◆ What the task asks ◆
Read the material below and count the lines holding the string "this". Give that count with nothing added.

◆ Recorded information ◆
···

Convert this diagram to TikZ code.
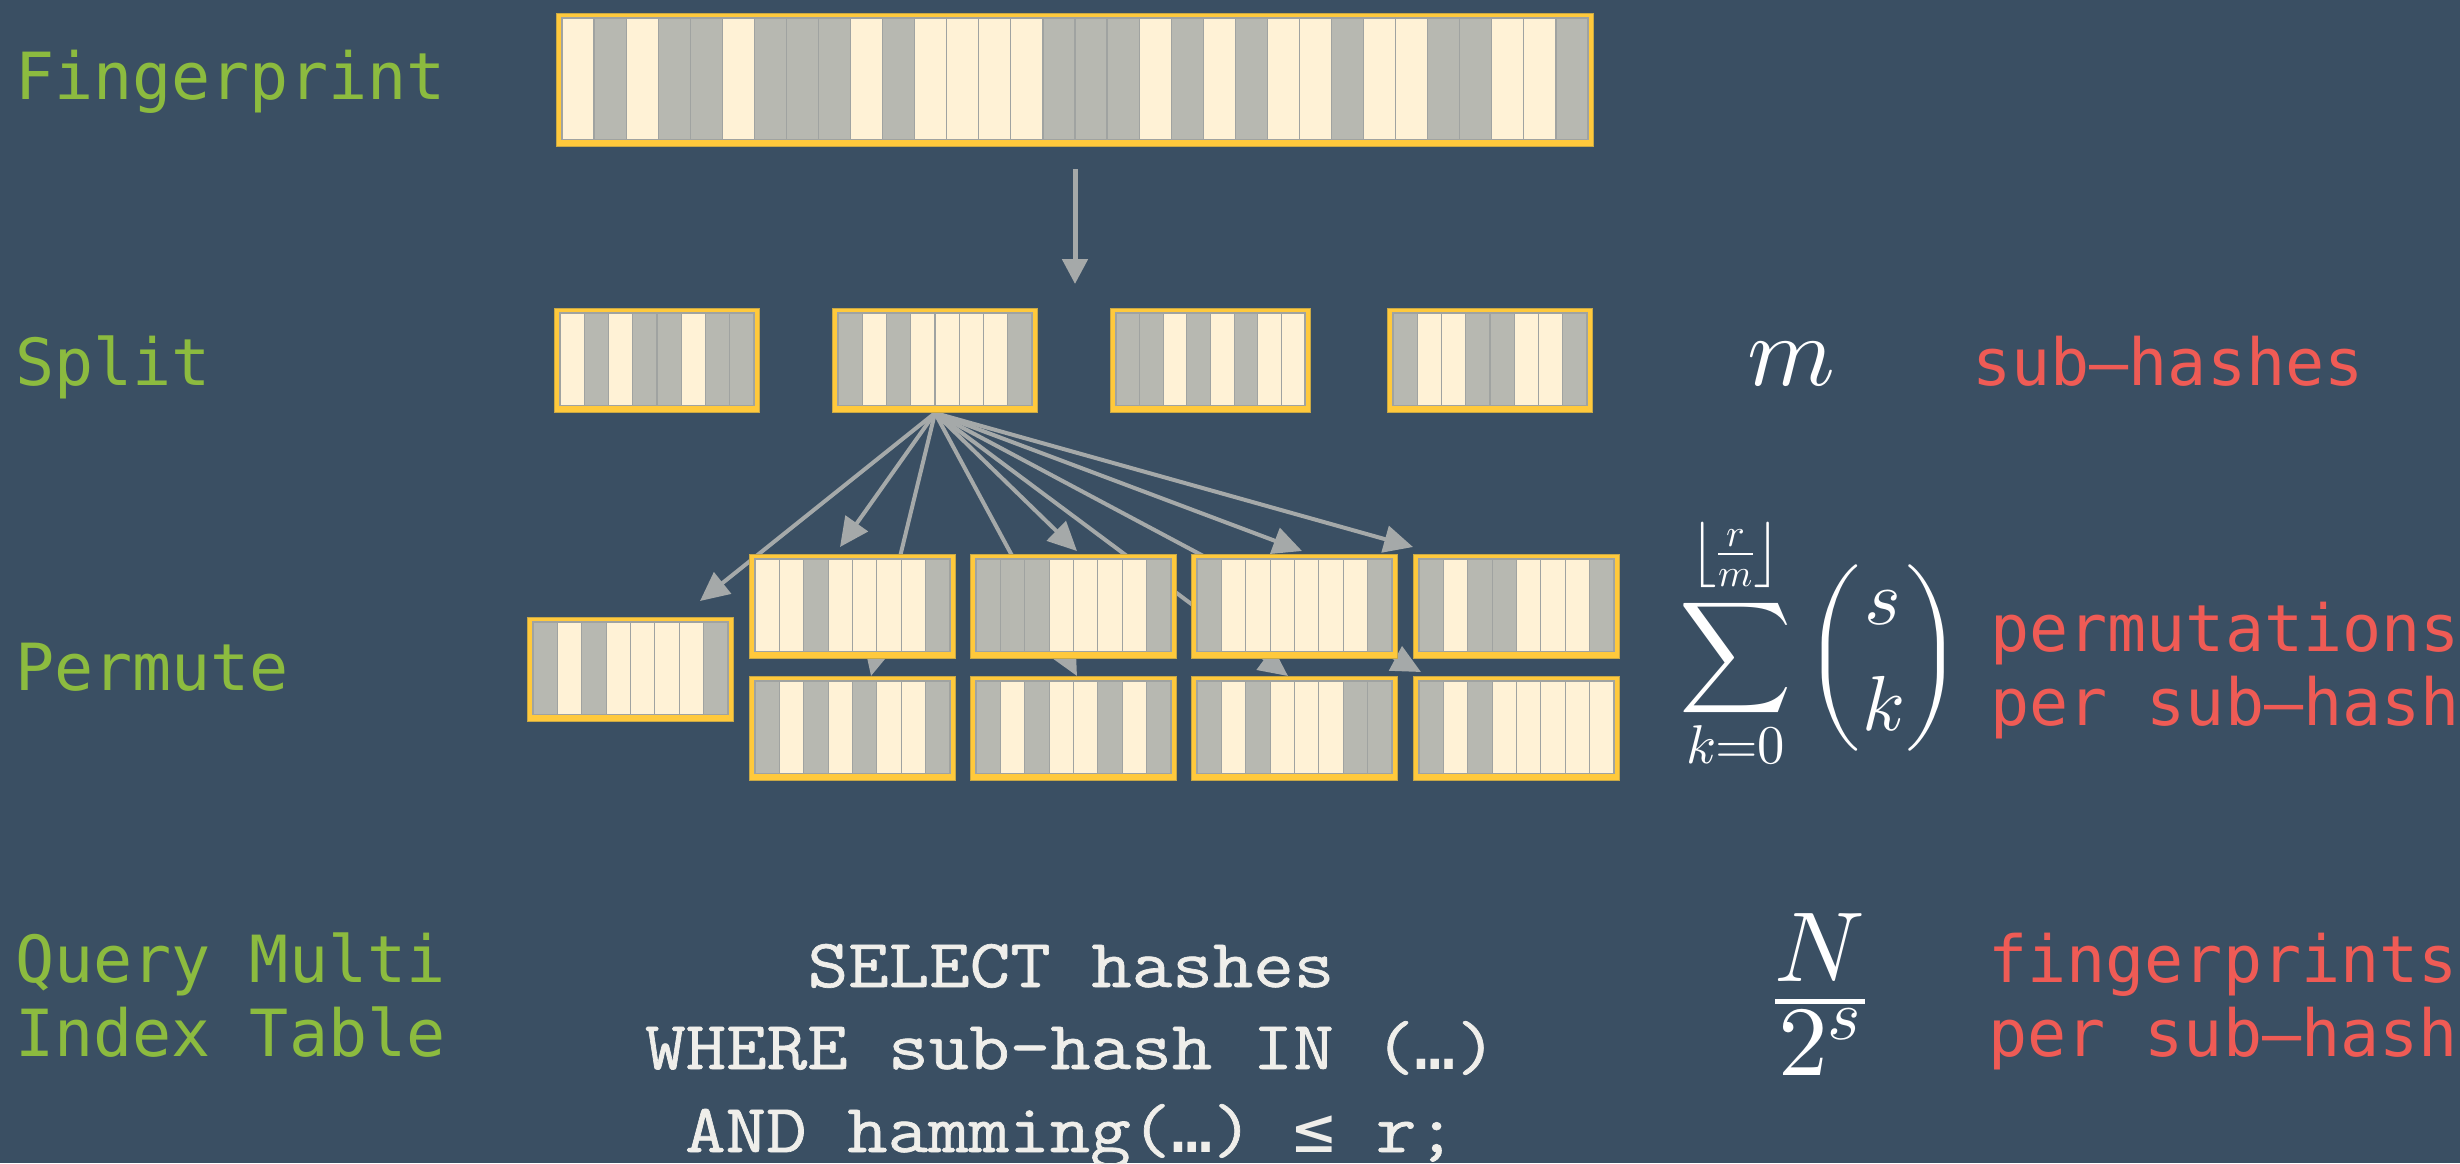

···

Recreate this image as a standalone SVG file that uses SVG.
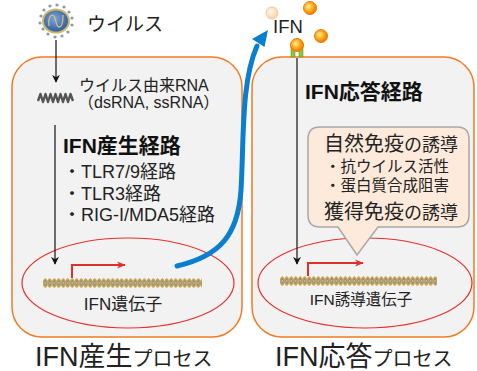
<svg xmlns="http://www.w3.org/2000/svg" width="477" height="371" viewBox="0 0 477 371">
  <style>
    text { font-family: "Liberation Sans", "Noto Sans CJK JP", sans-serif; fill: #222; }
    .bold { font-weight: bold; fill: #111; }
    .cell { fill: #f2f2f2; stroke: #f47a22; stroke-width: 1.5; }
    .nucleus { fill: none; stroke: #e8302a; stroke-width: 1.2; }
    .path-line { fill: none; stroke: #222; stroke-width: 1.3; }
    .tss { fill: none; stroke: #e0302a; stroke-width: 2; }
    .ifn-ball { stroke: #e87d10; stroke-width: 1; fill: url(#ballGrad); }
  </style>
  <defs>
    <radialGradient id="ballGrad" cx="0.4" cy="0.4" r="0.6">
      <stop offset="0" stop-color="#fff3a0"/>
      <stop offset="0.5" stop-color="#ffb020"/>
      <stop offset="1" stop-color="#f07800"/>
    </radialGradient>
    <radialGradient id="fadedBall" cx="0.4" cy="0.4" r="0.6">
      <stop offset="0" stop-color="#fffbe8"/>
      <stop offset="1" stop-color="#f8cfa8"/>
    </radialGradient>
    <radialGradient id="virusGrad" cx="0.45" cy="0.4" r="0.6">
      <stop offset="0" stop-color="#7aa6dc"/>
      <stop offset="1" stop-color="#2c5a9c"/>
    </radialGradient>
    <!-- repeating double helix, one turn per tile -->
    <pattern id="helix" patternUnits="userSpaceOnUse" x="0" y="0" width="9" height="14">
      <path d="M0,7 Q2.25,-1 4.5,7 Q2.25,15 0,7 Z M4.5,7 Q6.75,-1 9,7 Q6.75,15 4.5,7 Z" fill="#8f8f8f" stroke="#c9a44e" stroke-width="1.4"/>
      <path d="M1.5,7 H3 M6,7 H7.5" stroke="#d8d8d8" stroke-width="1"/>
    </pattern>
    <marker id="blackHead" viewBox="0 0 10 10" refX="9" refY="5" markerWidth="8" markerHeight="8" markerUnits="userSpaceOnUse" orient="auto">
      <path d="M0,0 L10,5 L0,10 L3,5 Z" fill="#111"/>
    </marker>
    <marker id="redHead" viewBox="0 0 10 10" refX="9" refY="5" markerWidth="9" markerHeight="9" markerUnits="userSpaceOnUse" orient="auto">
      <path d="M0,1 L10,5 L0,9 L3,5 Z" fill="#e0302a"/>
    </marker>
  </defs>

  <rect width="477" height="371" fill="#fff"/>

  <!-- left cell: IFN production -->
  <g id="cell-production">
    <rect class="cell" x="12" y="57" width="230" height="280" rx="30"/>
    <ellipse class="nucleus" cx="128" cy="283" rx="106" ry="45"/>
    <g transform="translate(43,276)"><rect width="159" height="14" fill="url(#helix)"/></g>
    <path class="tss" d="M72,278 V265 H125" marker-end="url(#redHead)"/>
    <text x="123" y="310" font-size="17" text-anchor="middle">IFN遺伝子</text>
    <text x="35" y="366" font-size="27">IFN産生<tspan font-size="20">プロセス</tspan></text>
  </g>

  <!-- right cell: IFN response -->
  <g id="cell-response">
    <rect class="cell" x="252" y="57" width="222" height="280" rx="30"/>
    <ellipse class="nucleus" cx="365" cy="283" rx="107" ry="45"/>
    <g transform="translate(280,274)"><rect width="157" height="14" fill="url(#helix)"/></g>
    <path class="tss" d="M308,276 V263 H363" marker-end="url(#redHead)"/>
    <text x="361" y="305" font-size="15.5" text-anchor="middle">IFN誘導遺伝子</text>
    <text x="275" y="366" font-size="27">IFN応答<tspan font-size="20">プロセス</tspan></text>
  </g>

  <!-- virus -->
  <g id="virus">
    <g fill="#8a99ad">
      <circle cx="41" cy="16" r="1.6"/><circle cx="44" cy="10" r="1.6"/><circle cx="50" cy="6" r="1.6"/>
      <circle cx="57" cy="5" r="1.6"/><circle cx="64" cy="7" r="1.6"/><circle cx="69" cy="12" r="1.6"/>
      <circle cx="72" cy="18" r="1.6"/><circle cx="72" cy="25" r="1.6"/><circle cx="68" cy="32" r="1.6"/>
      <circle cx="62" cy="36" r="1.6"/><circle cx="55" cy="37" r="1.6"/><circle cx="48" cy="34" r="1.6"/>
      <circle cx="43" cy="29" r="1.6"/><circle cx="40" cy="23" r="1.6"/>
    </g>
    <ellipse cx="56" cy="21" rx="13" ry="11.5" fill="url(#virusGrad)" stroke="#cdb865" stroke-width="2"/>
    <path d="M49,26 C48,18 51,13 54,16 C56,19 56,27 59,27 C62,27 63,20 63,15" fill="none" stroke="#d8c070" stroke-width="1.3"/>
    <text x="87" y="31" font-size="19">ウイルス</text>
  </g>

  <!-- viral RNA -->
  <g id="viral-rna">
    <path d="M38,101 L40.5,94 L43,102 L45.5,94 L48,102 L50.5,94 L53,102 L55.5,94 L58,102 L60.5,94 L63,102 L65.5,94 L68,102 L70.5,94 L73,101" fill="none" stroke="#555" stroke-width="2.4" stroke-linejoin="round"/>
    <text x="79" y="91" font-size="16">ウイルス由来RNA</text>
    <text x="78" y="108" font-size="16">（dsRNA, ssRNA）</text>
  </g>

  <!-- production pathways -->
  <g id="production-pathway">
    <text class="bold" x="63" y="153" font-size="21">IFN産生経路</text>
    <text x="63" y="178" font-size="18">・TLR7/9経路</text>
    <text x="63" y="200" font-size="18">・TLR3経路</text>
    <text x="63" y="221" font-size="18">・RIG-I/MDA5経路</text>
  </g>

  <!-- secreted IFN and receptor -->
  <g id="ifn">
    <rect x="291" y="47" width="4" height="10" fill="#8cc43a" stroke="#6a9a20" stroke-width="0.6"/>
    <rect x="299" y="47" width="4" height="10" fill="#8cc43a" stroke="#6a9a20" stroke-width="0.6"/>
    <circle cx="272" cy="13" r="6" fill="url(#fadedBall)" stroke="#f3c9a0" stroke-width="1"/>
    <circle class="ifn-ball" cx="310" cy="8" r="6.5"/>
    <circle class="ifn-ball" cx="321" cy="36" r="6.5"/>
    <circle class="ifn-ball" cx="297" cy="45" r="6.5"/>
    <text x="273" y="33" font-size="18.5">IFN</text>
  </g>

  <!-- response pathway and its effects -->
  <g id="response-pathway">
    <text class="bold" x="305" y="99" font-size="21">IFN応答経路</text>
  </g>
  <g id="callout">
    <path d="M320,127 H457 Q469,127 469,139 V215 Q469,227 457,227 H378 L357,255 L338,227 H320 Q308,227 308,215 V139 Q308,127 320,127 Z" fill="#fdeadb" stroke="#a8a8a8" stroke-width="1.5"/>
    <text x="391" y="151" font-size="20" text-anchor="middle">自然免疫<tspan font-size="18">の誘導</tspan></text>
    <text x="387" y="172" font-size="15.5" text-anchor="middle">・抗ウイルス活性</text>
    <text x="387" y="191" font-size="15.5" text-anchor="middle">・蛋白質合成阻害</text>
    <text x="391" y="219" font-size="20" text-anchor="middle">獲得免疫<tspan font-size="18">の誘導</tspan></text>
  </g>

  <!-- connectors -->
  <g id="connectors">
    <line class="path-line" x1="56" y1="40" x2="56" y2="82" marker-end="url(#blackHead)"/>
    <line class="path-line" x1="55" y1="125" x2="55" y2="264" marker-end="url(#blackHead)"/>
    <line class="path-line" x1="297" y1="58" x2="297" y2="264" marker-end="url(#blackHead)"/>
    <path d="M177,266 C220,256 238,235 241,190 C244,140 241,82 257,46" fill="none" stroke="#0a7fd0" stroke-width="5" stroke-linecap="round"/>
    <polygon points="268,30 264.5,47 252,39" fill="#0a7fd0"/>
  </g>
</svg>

···

◆ Expected output ◆
2